[Problem statement]: Copy out the data exactly, leaving the pictures behind.

[Supplied material]:
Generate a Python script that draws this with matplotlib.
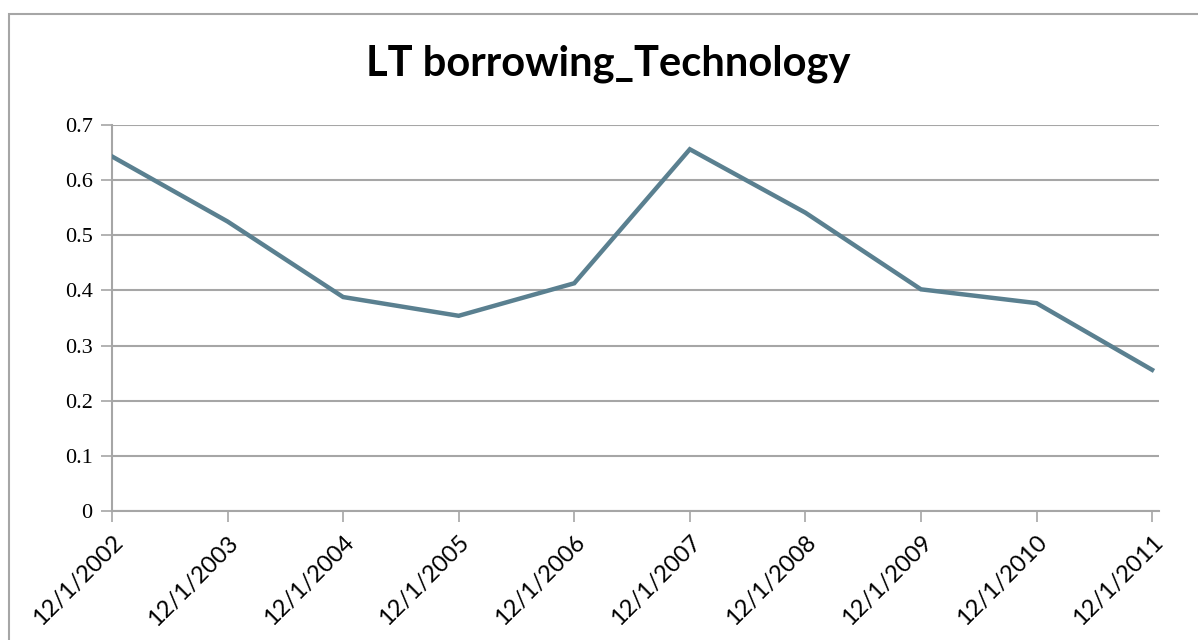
import numpy as np
import matplotlib.pyplot as plt
from matplotlib.patches import Rectangle

# LT borrowing ratio, technology sector, year-end values
dates = ["12/1/2002", "12/1/2003", "12/1/2004", "12/1/2005", "12/1/2006",
         "12/1/2007", "12/1/2008", "12/1/2009", "12/1/2010", "12/1/2011"]
lt_borrowing = [0.643, 0.525, 0.388, 0.354, 0.413,
                0.656, 0.541, 0.402, 0.377, 0.256]
y_ticks = [0, 0.1, 0.2, 0.3, 0.4, 0.5, 0.6, 0.7]
y_labels = ["0", "0.1", "0.2", "0.3", "0.4", "0.5", "0.6", "0.7"]

W, H = 1198, 640
fig = plt.figure(figsize=(W / 100, H / 100), dpi=100)
fig.patch.set_facecolor("white")

# chart frame (runs off the right and bottom edges)
fig.patches.append(Rectangle((9 / W, -0.1), 1.2, 1 - 14 / H + 0.1,
                             transform=fig.transFigure, fill=False,
                             edgecolor="#a6a6a6", linewidth=1.5))

ax = fig.add_axes([112 / W, 1 - 511 / H, (1159 - 112) / W, (511 - 125) / H])

x = np.arange(len(dates))
ax.plot(x, lt_borrowing, color="#5a8090", linewidth=3.2,
        solid_joinstyle="miter", zorder=3)

ax.set_xlim(0, len(dates) - 1 + 0.06)
ax.set_ylim(0, 0.7)

grid_col = "#a6a6a6"
ax.set_yticks(y_ticks)
ax.set_yticklabels(y_labels, family="Liberation Serif", fontsize=16)
ax.yaxis.grid(True, color=grid_col, linewidth=1.5)
ax.set_axisbelow(True)

ax.set_xticks(x)
ax.set_xticklabels(dates, family="Lato", fontsize=17, rotation=45,
                   ha="right", va="top", rotation_mode="anchor")

for side in ["top", "right"]:
    ax.spines[side].set_visible(False)
for side in ["left", "bottom"]:
    ax.spines[side].set_color(grid_col)
    ax.spines[side].set_linewidth(1.5)

ax.tick_params(axis="both", direction="out", length=8, width=1.2,
               color=grid_col, labelcolor="black")
ax.tick_params(axis="y", pad=6)
ax.tick_params(axis="x", pad=7)

fig.text(608 / W, 1 - 64 / H, "LT borrowing_Technology", family="Lato",
         fontweight="bold", fontsize=30, ha="center", va="center")

fig.savefig("out.png", dpi=100)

[Solution to this exercise]:
Generate a Python script that draws this with matplotlib.
import numpy as np
import matplotlib.pyplot as plt
from matplotlib.patches import Rectangle

# LT borrowing ratio, technology sector, year-end values
dates = ["12/1/2002", "12/1/2003", "12/1/2004", "12/1/2005", "12/1/2006",
         "12/1/2007", "12/1/2008", "12/1/2009", "12/1/2010", "12/1/2011"]
lt_borrowing = [0.643, 0.525, 0.388, 0.354, 0.413,
                0.656, 0.541, 0.402, 0.377, 0.256]
y_ticks = [0, 0.1, 0.2, 0.3, 0.4, 0.5, 0.6, 0.7]
y_labels = ["0", "0.1", "0.2", "0.3", "0.4", "0.5", "0.6", "0.7"]

W, H = 1198, 640
fig = plt.figure(figsize=(W / 100, H / 100), dpi=100)
fig.patch.set_facecolor("white")

# chart frame (runs off the right and bottom edges)
fig.patches.append(Rectangle((9 / W, -0.1), 1.2, 1 - 14 / H + 0.1,
                             transform=fig.transFigure, fill=False,
                             edgecolor="#a6a6a6", linewidth=1.5))

ax = fig.add_axes([112 / W, 1 - 511 / H, (1159 - 112) / W, (511 - 125) / H])

x = np.arange(len(dates))
ax.plot(x, lt_borrowing, color="#5a8090", linewidth=3.2,
        solid_joinstyle="miter", zorder=3)

ax.set_xlim(0, len(dates) - 1 + 0.06)
ax.set_ylim(0, 0.7)

grid_col = "#a6a6a6"
ax.set_yticks(y_ticks)
ax.set_yticklabels(y_labels, family="Liberation Serif", fontsize=16)
ax.yaxis.grid(True, color=grid_col, linewidth=1.5)
ax.set_axisbelow(True)

ax.set_xticks(x)
ax.set_xticklabels(dates, family="Lato", fontsize=17, rotation=45,
                   ha="right", va="top", rotation_mode="anchor")

for side in ["top", "right"]:
    ax.spines[side].set_visible(False)
for side in ["left", "bottom"]:
    ax.spines[side].set_color(grid_col)
    ax.spines[side].set_linewidth(1.5)

ax.tick_params(axis="both", direction="out", length=8, width=1.2,
               color=grid_col, labelcolor="black")
ax.tick_params(axis="y", pad=6)
ax.tick_params(axis="x", pad=7)

fig.text(608 / W, 1 - 64 / H, "LT borrowing_Technology", family="Lato",
         fontweight="bold", fontsize=30, ha="center", va="center")

fig.savefig("out.png", dpi=100)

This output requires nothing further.